Afeganistão e Iraque, com o ataque dos evangélicos americanos ao mundo islâmico, ignorando a ONU.

Líbano e Israel, com a luta entre judeus e islâmicos.

Fronteira entre Índia e Paquistão, com a luta entre hindus e islâmicos, que esperemos que tenha terminado.

Desculpem…. Mas não resisto a perguntar: E se espalhássemos o ateísmo a todos estes países, qual seria o resultado?!!

Não acredito que as guerras terminassem, mas pelo menos seriam mais humanas, pois se comportariam como homens que são, e não como deuses que não são, pois os deuses são conflituosos e sanguinários, como nos mostram aqueles que neles acreditam.

Por vezes, as religiões afirmam que só haverá verdadeira paz, quando todos aderirem a essa religião. Mas como poderá alguém aceitar tal afirmação ignorando as lutas internas nas várias religiões? Como poderá o cristianismo ser a solução para a paz mundial, se há bem pouco tempo, católicos e protestantes lutavam entre eles na Irlanda do Norte?

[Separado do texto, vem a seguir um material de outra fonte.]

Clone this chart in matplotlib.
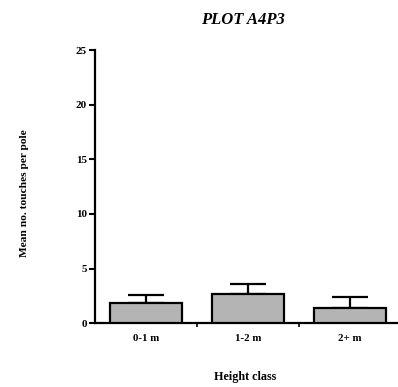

Como poderá o Islão ser a solução para a paz mundial, se sunitas e xiitas se matam uns aos outros em vez de se unirem perante o invasor do seu território?

Já é tempo de procurar o Pai comum a toda a humanidade, que Jesus nos revelou, e que cada um poderá chamar de “Pai”, na sua língua e na sua cultura, o Pai, para quem não existem fronteiras culturais, políticas, nacionalistas, litúrgicas, teológicas ou quaisquer outras que O possam impedir de responder a quem O procura directamente, o Pai que poderá responder a quem entender, quando e onde decidir, utilizando os métodos que entender, mesmo os métodos que escandalizam os “religiosos”, ultrapassado todas as fronteiras construídas pelos que querem monopolizar a sua mensagem, pois só Ele é soberano.

 

Camilo – Marinha Grande, Portugal

Janeiro de 2007

 

Bibliografia: “Enciclopédia Histórico-teológica da Igreja Cristã” – Edições Vida Nova, SP.

                    Conversions and Citizenry” Rev. Délio Mendonça - Nova Deli, Índia.